— start of Material for this exercise —

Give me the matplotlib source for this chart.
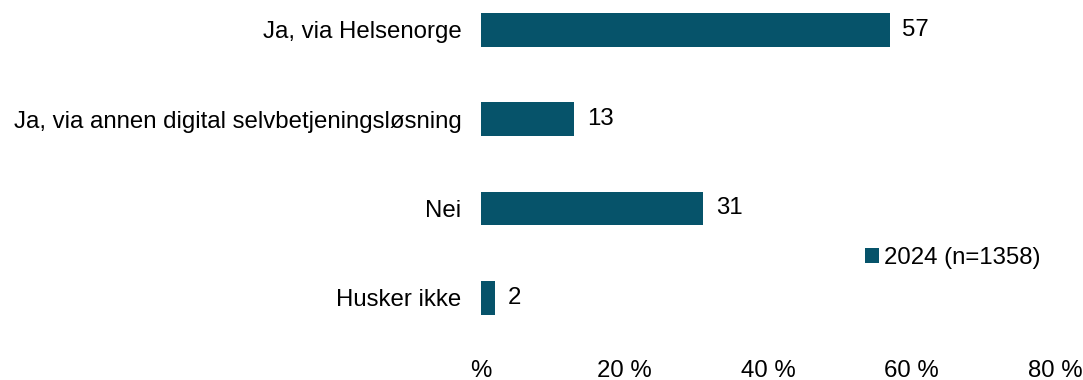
import numpy as np
import matplotlib.pyplot as plt

plt.rcParams['font.family'] = ['Liberation Sans', 'DejaVu Sans']

categories = ["Ja, via Helsenorge", "Ja, via annen digital selvbetjeningsløsning", "Nei", "Husker ikke"]
values_2024 = [57, 13, 31, 2]
series_label = "2024 (n=1358)"
xticks = [0, 20, 40, 60, 80]
xtick_labels = ["%", "20 %", "40 %", "60 %", "80 %"]

color = "#06536A"
fs = 17.3

fig = plt.figure(figsize=(10.83, 3.8), dpi=100)
ax = fig.add_axes([481 / 1083, 1 - 345 / 380, (1055 - 481) / 1083, 345 / 380])

y = np.arange(len(categories))
bars = ax.barh(y, values_2024, height=0.38, color=color, label=series_label)
ax.bar_label(bars, labels=[str(v) for v in values_2024], padding=9, fontsize=fs)

ax.set_ylim(3.53, -0.336)
ax.set_xlim(0, 80)
ax.set_yticks(y)
ax.set_yticklabels(categories, fontsize=fs)
ax.set_xticks(xticks)
ax.set_xticklabels(xtick_labels, fontsize=fs)
ax.tick_params(axis='y', length=0, pad=14)
ax.tick_params(axis='x', length=0, pad=10.5)
for s in ax.spines.values():
    s.set_visible(False)

ax.legend(loc='center left', bbox_to_anchor=(865 / 1083, 1 - 258 / 380),
          bbox_transform=fig.transFigure, frameon=False, fontsize=fs,
          handlelength=0.6, handleheight=0.6, handletextpad=0.2, borderpad=0, borderaxespad=0)

plt.savefig("out.png", dpi=100)
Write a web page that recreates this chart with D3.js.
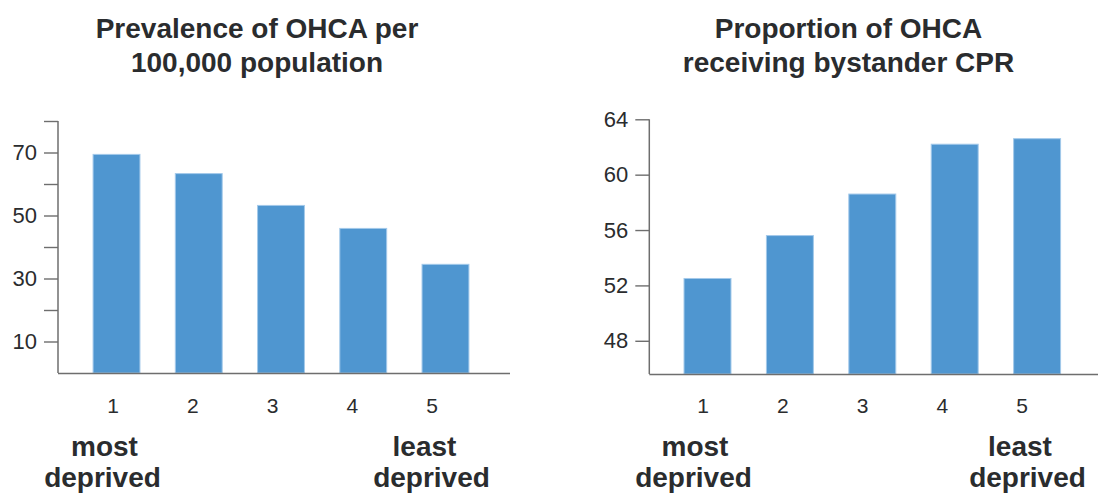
<!DOCTYPE html>
<html>
<head>
<meta charset="utf-8">
<script src="https://cdn.jsdelivr.net/npm/d3@7"></script>
<style>
  body { margin: 0; background: #fff; }
  text { font-family: "Liberation Sans", Arial, sans-serif; fill: #2a2c2e; }
</style>
</head>
<body>
<div id="chart"></div>
<script>
// quintiles of deprivation
var categories = ["1", "2", "3", "4", "5"];
// OHCA per 100,000 population
var prevalence = [69.4, 63.3, 53.2, 45.9, 34.5];
// % of OHCA receiving bystander CPR
var cprProportion = [52.5, 55.6, 58.6, 62.2, 62.6];
var prevalenceTicks = [10, 20, 30, 40, 50, 60, 70, 80];
var prevalenceLabels = [10, 30, 50, 70];
var cprTicks = [48, 52, 56, 60, 64];
var titlesLeft = ["Prevalence of OHCA per", "100,000 population"];
var titlesRight = ["Proportion of OHCA", "receiving bystander CPR"];
var endLabelsLow = ["most", "deprived"];
var endLabelsHigh = ["least", "deprived"];

var W = 1098, H = 493;
var svg = d3.select("#chart").append("svg").attr("width", W).attr("height", H);

var axisColor = "#6e6e6e";

function drawPanel(opts) {
  var g = svg.append("g");

  var x = d3.scaleBand().domain(categories)
    .range(opts.bandRange).paddingInner(0.43).paddingOuter(0.215);
  // tick labels sit slightly off the bar centres in the original
  var xl = d3.scalePoint().domain(categories).range(opts.labelRange);
  var y = d3.scaleLinear().domain(opts.yDomain).range([opts.baseY, opts.topY]);

  // bars
  g.selectAll(".bar").data(opts.values).enter().append("rect")
    .attr("class", "bar")
    .attr("x", function (d, i) { return x(categories[i]); })
    .attr("width", x.bandwidth())
    .attr("y", function (d) { return y(d); })
    .attr("height", function (d) { return opts.baseY - y(d); })
    .attr("fill", "#4f96d0")
    .attr("stroke", "#a3c9ea")
    .attr("stroke-width", 1);

  // y axis
  var yAxis = d3.axisLeft(y).tickValues(opts.ticks).tickSize(14).tickPadding(7)
    .tickFormat(function (d) { return opts.labels.indexOf(d) >= 0 ? d : ""; });
  var ya = g.append("g").attr("transform", "translate(" + opts.axisX + ",0)").call(yAxis);
  ya.attr("font-size", null).attr("font-family", null);
  ya.select(".domain").remove();
  ya.selectAll(".tick line").attr("stroke", axisColor).attr("stroke-width", 1.4);
  ya.selectAll(".tick text").style("font-size", "22px").attr("fill", "#2a2c2e");
  g.append("line")
    .attr("x1", opts.axisX).attr("x2", opts.axisX)
    .attr("y1", opts.topY).attr("y2", opts.baseY)
    .attr("stroke", axisColor).attr("stroke-width", 1.5);

  // x axis line
  g.append("line")
    .attr("x1", opts.axisX).attr("x2", opts.axisEnd)
    .attr("y1", opts.baseY + 0.5).attr("y2", opts.baseY + 0.5)
    .attr("stroke", axisColor).attr("stroke-width", 1.6);

  // x tick labels
  g.selectAll(".xl").data(categories).enter().append("text")
    .attr("x", function (d) { return xl(d); })
    .attr("y", 413)
    .attr("text-anchor", "middle")
    .style("font-size", "21px")
    .text(function (d) { return d; });

  // titles
  opts.title.forEach(function (t, i) {
    g.append("text")
      .attr("x", opts.titleX).attr("y", 38 + i * 33.5)
      .attr("text-anchor", "middle")
      .style("font-size", "28px").attr("font-weight", "bold")
      .text(t);
  });

  // end labels
  function endLabel(words, xs) {
    words.forEach(function (w, i) {
      g.append("text")
        .attr("x", xs[i]).attr("y", 456 + i * 31)
        .attr("text-anchor", "middle")
        .style("font-size", "28px").attr("font-weight", "bold")
        .text(w);
    });
  }
  endLabel(endLabelsLow, opts.lowX);
  endLabel(endLabelsHigh, opts.highX);
}

drawPanel({
  values: prevalence,
  yDomain: [0, 80],
  ticks: prevalenceTicks,
  labels: prevalenceLabels,
  baseY: 373, topY: 121,
  axisX: 58, axisEnd: 510,
  bandRange: [75.4, 486.6],
  labelRange: [113, 432],
  title: titlesLeft, titleX: 257,
  lowX: [104.5, 102.5], highX: [424.5, 431.5]
});

drawPanel({
  values: cprProportion,
  yDomain: [45.6, 64],
  ticks: cprTicks,
  labels: cprTicks,
  baseY: 374, topY: 119.3,
  axisX: 649.3, axisEnd: 1098,
  bandRange: [666.3, 1078.3],
  labelRange: [703, 1022],
  title: titlesRight, titleX: 848.5,
  lowX: [695, 693.5], highX: [1020, 1027.5]
});
</script>
</body>
</html>
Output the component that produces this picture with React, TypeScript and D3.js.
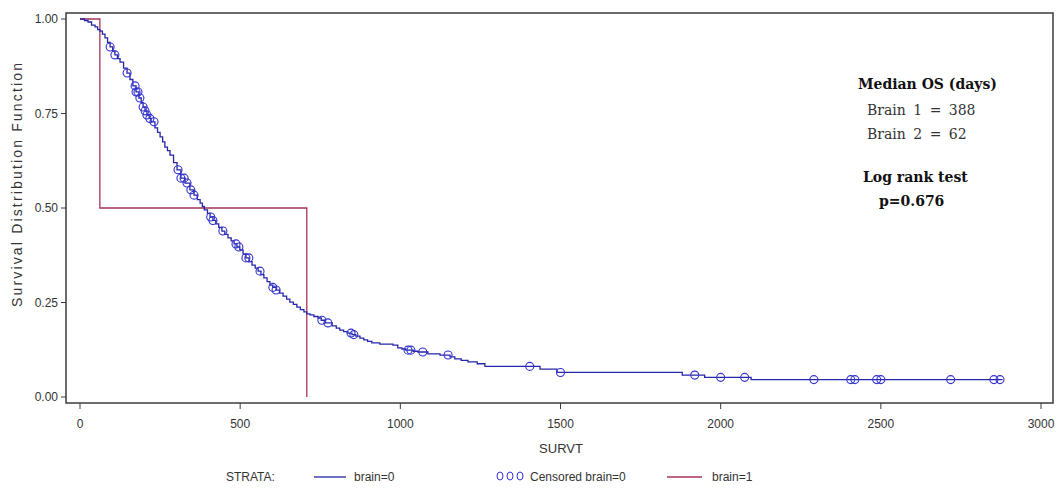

— end of Material for this exercise —

Your task is to restate word for word the lines from the top of the data to the line containing "s.set_visible(False)", both ends included, with every picture left out.

■ Response below
Give me the matplotlib source for this chart.
import numpy as np
import matplotlib.pyplot as plt

plt.rcParams['font.family'] = ['Liberation Sans', 'DejaVu Sans']

categories = ["Ja, via Helsenorge", "Ja, via annen digital selvbetjeningsløsning", "Nei", "Husker ikke"]
values_2024 = [57, 13, 31, 2]
series_label = "2024 (n=1358)"
xticks = [0, 20, 40, 60, 80]
xtick_labels = ["%", "20 %", "40 %", "60 %", "80 %"]

color = "#06536A"
fs = 17.3

fig = plt.figure(figsize=(10.83, 3.8), dpi=100)
ax = fig.add_axes([481 / 1083, 1 - 345 / 380, (1055 - 481) / 1083, 345 / 380])

y = np.arange(len(categories))
bars = ax.barh(y, values_2024, height=0.38, color=color, label=series_label)
ax.bar_label(bars, labels=[str(v) for v in values_2024], padding=9, fontsize=fs)

ax.set_ylim(3.53, -0.336)
ax.set_xlim(0, 80)
ax.set_yticks(y)
ax.set_yticklabels(categories, fontsize=fs)
ax.set_xticks(xticks)
ax.set_xticklabels(xtick_labels, fontsize=fs)
ax.tick_params(axis='y', length=0, pad=14)
ax.tick_params(axis='x', length=0, pad=10.5)
for s in ax.spines.values():
    s.set_visible(False)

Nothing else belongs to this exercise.